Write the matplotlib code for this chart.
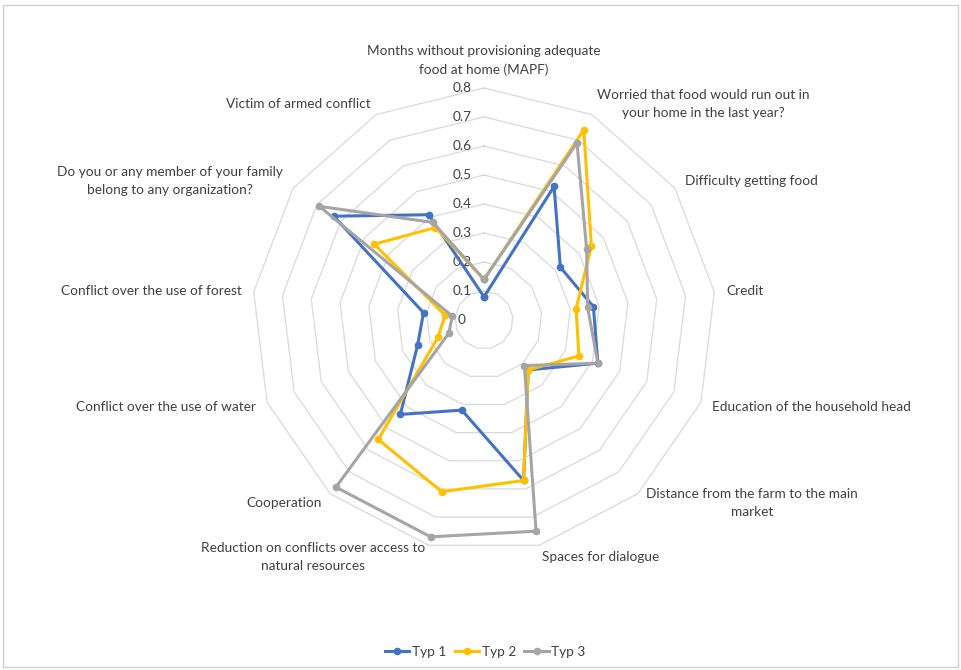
import numpy as np
import matplotlib
matplotlib.use("Agg")
import matplotlib.pyplot as plt
from matplotlib.transforms import offset_copy
from matplotlib.patches import Rectangle

categories = [
    "Months without provisioning adequate\nfood at home (MAPF)",
    "Worried that food would run out in\nyour home in the last year?",
    "Difficulty getting food",
    "Credit",
    "Education of the household head",
    "Distance from the farm to the main\nmarket",
    "Spaces for dialogue",
    "Reduction on conflicts over access to\nnatural resources",
    "Cooperation",
    "Conflict over the use of water",
    "Conflict over the use of forest",
    "Do you or any member of your family\nbelong to any organization?",
    "Victim of armed conflict",
]
typ1 = [0.08, 0.52, 0.32, 0.38, 0.42, 0.23, 0.57, 0.32, 0.435, 0.245, 0.21, 0.63, 0.41]
typ2 = [0.14, 0.74, 0.45, 0.32, 0.35, 0.23, 0.57, 0.61, 0.55, 0.17, 0.135, 0.46, 0.36]
typ3 = [0.14, 0.69, 0.43, 0.36, 0.42, 0.21, 0.75, 0.77, 0.77, 0.13, 0.11, 0.69, 0.38]
series = [("Typ 1", typ1, "#4472C4"), ("Typ 2", typ2, "#FFC000"), ("Typ 3", typ3, "#A5A5A5")]
levels = [0, 0.1, 0.2, 0.3, 0.4, 0.5, 0.6, 0.7, 0.8]

plt.rcParams['font.family'] = ['Lato', 'DejaVu Sans']
txt_color = "#404040"

fig = plt.figure(figsize=(9.61, 6.70), dpi=100)
cx, cy, rad = 484 / 961, (670 - 320) / 670, 232
ax = fig.add_axes([cx - rad / 961, cy - rad / 670, 2 * rad / 961, 2 * rad / 670], projection="polar")
ax.set_theta_zero_location("N")
ax.set_theta_direction(-1)
ax.set_ylim(0, 0.8)
ax.grid(False)
ax.spines["polar"].set_visible(False)
ax.set_xticks([])
ax.set_yticks([])
ax.patch.set_alpha(0)

n = len(categories)
angles = np.linspace(0, 2 * np.pi, n, endpoint=False)
closed = np.append(angles, angles[0])

# polygon gridlines
for lv in levels[1:]:
    ax.plot(closed, [lv] * (n + 1), color="#d9d9d9", lw=0.9, clip_on=False, zorder=1)

# value labels along the top spoke
lab_tr = offset_copy(ax.transData, fig=fig, x=-22, y=0, units="dots")
for lv in levels:
    ax.text(0, lv, f"{lv:g}", ha="center", va="center", fontsize=9.8,
            color=txt_color, transform=lab_tr)

# category labels
for ang, cat in zip(angles, categories):
    s, c = np.sin(ang), np.cos(ang)
    ha = "left" if s > 0.1 else ("right" if s < -0.1 else "center")
    va = "bottom" if c > 0.95 else "center"
    tr = offset_copy(ax.transData, fig=fig, x=12 * s, y=12 * c, units="dots")
    ax.text(ang, 0.8, cat, ha=ha, va=va, fontsize=9.8, color=txt_color,
            transform=tr, multialignment="center", linespacing=1.6)

for name, vals, col in series:
    ax.plot(closed, vals + vals[:1], color=col, lw=2.2, marker="o", ms=4.5,
            label=name, clip_on=False, zorder=3)

fig.legend(loc="lower center", bbox_to_anchor=(0.505, 0.0), ncol=3, frameon=False,
           fontsize=9.8, handlelength=1.8, columnspacing=0.6, handletextpad=0.2,
           labelcolor=txt_color)

fig.patches.append(Rectangle((0.003, 0.004), 0.994, 0.988, transform=fig.transFigure,
                             fill=False, edgecolor="#d0d0d0", lw=1))

fig.savefig("out.png", dpi=100)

**EXERCISE OBJECTIVE:**
Skip every picture and return the lines above from the top through the one that contains "from matplotlib.patches import Rectangle".

**THE ANSWER:**
Write the matplotlib code for this chart.
import numpy as np
import matplotlib
matplotlib.use("Agg")
import matplotlib.pyplot as plt
from matplotlib.transforms import offset_copy
from matplotlib.patches import Rectangle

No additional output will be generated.